3. Top Gun: Maverick

I love Top Gun for its nostalgia value, but it wouldn’t come anywhere near an equivalent top 50 of 1986. All the more astonishing, then, that this belated sequel manages to combine reverence to the original with Tom Cruise’s grinning charm with one of the most perfect distillations of the blockbuster formula ever delivered. The reliance on real action with less CGI really did take my breath away.

2. Everything Everywhere All At Once

Ever watch a film and wish it could have fully had the courage of its convictions? The multiverse-hopping comedy drama from the pair of directors Daniels is not one of those films, having enough courage for a dozen blockbusters. Constantly topping itself with ever more outlandish plot twists, jokes and action, yet a character triumph for Michelle Yeoh, Stephanie Hsu and Jamie Lee Curtis and a renaissance for Ke Huy Quan. Somehow a film where people have hot dogs for fingers manages to homage Wong Kar Wai and still remain a focused study of family.
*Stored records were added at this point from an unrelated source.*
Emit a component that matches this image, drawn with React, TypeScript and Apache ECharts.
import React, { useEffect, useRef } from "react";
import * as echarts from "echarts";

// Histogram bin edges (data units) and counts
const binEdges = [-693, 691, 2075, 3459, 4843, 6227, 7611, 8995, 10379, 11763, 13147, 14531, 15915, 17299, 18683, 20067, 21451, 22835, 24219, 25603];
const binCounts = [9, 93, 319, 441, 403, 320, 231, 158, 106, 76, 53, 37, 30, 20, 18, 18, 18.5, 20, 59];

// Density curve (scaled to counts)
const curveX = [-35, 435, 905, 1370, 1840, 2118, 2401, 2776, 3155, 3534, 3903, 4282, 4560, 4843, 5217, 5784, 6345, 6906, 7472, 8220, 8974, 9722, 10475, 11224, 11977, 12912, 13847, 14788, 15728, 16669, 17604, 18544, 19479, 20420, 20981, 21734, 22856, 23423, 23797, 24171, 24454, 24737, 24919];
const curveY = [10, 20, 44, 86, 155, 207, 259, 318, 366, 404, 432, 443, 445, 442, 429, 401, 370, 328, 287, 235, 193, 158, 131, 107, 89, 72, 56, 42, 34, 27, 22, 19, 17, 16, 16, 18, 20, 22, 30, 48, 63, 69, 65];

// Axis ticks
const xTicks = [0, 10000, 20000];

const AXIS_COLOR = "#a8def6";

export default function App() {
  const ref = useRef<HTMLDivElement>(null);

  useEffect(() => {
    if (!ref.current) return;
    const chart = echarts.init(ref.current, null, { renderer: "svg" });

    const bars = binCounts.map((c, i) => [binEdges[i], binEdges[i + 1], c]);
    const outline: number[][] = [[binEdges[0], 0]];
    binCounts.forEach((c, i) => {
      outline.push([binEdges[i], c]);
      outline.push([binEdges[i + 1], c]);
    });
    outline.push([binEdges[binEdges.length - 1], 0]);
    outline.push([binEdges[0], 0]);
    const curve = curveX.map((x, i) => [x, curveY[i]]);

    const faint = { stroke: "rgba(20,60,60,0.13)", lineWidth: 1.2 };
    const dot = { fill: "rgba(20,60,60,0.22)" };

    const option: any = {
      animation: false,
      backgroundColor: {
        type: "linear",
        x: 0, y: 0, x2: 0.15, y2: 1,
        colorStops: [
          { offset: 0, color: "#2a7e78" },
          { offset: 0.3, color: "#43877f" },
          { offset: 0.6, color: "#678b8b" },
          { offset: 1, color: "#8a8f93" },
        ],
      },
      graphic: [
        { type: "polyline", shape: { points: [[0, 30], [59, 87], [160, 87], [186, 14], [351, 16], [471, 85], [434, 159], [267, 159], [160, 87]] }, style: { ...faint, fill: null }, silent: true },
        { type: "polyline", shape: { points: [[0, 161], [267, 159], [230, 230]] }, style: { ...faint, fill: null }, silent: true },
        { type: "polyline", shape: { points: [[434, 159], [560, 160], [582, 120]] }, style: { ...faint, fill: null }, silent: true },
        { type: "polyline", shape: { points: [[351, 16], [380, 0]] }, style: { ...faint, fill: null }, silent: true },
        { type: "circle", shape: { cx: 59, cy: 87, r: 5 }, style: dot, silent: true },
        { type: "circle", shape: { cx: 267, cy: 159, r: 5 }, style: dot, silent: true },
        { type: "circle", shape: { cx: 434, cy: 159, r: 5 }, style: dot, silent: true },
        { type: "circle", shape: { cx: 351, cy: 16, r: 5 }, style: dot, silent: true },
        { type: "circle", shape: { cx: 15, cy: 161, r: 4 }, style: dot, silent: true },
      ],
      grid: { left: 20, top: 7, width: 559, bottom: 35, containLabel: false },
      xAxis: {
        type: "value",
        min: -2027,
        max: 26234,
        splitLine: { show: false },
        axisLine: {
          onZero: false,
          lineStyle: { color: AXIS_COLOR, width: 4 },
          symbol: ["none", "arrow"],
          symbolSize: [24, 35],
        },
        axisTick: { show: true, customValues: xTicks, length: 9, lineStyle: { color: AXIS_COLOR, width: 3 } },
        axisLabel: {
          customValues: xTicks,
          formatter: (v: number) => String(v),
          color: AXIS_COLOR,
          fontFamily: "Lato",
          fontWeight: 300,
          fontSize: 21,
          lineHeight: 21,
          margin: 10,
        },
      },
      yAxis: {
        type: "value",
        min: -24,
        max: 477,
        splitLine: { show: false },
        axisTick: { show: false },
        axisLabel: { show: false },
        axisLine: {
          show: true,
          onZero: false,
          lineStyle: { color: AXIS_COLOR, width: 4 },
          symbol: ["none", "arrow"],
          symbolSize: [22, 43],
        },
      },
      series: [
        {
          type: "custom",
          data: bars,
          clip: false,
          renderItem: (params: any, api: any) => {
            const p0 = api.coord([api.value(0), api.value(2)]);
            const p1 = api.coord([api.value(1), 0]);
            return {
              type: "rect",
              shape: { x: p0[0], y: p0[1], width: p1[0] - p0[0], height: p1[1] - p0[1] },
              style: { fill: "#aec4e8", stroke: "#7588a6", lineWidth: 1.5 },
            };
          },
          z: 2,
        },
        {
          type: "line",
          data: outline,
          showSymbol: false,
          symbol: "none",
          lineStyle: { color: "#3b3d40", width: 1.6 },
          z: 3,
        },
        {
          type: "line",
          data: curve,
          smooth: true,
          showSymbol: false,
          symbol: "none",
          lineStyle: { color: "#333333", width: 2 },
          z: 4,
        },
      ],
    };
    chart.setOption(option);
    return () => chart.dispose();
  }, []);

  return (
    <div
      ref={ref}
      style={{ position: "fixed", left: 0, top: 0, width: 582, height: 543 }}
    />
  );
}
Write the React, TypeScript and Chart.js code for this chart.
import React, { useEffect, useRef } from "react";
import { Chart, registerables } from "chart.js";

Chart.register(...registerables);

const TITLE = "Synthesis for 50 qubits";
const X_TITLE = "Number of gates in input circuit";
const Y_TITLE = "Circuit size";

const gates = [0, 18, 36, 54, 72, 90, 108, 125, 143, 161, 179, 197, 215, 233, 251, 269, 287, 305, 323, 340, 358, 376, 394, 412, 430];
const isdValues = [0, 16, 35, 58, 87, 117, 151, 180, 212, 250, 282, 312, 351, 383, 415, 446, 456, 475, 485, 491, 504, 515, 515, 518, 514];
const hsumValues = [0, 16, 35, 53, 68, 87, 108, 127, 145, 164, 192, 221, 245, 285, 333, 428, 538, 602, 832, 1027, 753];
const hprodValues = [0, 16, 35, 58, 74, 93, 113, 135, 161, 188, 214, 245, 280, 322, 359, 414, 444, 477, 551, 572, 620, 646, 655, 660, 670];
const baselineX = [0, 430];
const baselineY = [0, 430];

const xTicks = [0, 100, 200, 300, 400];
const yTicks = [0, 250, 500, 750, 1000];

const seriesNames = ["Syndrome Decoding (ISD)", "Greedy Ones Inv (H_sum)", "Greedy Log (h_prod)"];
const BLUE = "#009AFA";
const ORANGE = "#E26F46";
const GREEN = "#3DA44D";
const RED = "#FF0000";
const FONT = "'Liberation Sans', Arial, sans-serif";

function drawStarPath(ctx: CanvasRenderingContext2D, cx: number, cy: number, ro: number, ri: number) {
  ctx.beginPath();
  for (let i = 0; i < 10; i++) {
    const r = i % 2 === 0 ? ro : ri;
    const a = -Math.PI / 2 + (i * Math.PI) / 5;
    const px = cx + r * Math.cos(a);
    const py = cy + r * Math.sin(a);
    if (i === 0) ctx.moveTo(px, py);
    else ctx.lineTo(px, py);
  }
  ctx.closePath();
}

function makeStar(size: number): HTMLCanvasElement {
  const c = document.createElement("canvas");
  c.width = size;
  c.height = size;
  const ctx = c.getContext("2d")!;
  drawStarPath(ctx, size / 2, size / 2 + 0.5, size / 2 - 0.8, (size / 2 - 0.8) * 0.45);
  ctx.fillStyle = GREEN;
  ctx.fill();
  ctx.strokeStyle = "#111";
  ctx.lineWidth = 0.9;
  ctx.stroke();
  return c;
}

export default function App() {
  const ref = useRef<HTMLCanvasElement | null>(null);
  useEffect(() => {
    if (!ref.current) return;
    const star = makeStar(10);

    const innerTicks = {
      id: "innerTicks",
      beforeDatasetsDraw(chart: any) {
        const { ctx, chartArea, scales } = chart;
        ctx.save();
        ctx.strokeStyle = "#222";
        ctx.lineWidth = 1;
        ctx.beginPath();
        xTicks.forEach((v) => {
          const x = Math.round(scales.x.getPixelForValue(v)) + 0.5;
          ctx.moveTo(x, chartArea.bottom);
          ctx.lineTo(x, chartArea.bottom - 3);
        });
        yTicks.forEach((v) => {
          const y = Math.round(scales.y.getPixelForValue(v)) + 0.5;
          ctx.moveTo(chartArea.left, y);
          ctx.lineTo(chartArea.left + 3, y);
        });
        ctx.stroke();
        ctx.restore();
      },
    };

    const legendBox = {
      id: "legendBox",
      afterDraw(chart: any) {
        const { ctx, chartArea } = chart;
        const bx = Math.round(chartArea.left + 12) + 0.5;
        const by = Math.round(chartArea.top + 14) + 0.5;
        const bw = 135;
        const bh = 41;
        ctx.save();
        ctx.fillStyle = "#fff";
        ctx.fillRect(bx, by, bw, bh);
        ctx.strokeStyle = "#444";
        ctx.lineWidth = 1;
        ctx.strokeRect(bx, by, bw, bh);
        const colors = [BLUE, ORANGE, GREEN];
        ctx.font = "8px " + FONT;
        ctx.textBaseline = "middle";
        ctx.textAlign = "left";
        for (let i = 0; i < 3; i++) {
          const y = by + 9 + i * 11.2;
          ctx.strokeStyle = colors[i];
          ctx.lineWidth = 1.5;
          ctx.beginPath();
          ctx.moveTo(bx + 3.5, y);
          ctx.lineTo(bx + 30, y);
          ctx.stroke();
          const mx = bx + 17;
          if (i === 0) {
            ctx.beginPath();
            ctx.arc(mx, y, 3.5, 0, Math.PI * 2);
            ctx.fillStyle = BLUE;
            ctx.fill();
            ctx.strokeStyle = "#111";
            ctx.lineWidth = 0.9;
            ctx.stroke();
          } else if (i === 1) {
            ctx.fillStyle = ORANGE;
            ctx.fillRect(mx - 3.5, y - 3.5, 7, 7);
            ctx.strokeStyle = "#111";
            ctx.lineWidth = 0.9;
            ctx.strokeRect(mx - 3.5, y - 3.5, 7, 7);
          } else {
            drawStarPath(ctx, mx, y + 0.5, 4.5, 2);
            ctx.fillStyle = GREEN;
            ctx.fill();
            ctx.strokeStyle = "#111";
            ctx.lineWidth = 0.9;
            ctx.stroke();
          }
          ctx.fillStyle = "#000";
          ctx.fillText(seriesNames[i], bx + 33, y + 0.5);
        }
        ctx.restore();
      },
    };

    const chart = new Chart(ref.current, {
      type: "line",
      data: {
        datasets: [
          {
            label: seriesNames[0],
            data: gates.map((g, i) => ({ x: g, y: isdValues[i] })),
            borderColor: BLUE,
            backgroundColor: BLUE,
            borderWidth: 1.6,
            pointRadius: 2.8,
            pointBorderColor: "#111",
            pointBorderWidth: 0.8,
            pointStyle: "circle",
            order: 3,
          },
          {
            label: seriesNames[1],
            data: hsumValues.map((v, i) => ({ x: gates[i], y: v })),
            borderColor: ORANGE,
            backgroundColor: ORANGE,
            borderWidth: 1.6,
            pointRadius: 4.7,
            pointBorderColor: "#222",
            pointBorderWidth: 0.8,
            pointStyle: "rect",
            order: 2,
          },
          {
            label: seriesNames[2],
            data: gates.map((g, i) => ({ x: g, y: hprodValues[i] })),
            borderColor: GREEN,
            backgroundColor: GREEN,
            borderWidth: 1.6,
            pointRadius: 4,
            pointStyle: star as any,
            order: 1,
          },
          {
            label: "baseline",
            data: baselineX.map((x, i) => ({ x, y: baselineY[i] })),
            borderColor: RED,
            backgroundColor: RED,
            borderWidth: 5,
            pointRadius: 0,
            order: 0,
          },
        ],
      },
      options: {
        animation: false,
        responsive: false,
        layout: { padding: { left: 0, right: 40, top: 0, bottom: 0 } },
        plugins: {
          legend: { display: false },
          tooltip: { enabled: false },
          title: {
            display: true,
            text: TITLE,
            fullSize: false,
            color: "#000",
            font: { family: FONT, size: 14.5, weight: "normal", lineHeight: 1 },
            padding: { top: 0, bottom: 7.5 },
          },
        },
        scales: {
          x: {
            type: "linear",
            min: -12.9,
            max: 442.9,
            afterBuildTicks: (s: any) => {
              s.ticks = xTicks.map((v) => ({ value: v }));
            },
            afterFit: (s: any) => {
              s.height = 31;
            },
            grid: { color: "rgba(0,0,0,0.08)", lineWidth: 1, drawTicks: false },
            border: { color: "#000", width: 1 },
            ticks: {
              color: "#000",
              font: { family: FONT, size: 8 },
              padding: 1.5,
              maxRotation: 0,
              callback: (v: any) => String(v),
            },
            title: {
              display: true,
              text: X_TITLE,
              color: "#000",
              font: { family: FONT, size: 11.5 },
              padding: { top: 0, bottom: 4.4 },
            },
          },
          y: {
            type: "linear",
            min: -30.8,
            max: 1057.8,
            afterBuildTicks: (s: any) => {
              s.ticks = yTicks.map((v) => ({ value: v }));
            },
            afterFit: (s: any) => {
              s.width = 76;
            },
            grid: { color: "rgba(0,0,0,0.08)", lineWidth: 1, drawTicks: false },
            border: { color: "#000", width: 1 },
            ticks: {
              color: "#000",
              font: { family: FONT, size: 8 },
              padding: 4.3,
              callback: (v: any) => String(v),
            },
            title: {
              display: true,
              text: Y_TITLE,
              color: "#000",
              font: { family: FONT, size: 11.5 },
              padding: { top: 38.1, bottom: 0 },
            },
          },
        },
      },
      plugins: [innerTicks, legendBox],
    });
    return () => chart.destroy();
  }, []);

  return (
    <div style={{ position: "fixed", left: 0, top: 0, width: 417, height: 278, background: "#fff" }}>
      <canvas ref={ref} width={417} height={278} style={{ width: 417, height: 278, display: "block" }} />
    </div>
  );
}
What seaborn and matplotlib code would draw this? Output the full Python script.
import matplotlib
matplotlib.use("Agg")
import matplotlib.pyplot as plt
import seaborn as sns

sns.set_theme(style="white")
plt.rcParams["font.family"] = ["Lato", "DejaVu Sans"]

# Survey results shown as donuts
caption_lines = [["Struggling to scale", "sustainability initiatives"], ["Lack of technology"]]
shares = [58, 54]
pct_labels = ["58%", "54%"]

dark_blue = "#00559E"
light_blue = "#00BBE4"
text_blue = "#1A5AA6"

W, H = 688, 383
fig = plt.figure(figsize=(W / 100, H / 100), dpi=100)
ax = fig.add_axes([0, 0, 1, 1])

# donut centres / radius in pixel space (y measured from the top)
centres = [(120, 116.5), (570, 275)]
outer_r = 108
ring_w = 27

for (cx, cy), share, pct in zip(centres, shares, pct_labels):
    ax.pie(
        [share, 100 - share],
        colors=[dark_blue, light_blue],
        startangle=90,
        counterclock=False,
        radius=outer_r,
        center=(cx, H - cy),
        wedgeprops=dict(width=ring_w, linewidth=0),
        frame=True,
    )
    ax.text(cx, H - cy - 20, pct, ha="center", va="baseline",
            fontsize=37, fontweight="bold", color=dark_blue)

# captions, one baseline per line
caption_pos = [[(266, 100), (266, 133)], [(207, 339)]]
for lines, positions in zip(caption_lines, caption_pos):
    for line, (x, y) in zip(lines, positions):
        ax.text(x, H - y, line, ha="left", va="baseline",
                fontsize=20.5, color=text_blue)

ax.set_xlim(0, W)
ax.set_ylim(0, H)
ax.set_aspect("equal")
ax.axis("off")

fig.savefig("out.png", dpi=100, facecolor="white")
Genius.

1. The Souvenir: Part II

But my film of the year is a follow-up to Joanna Hogg’s semi-autobiographical story of Julie (Honor Swinton Byrne) as she deals with the emotional fallout of her destructive relationship with Anthony (Tom Burke) from the first film, with her relationship with her parents (including real-life mother Tilda Swinton) and with her attempts to finish her student film, mentored by a scene-stealing Richard Ayoade. It not only adds new layers to the already excellent original, but the two parts represent an epic coming-of-age story, a meta commentary on the creative process, and this follow-up offers moments which not only celebrate British cinema at its finest but also simultaneously confirm Hogg’s place in the pantheon of great British directors.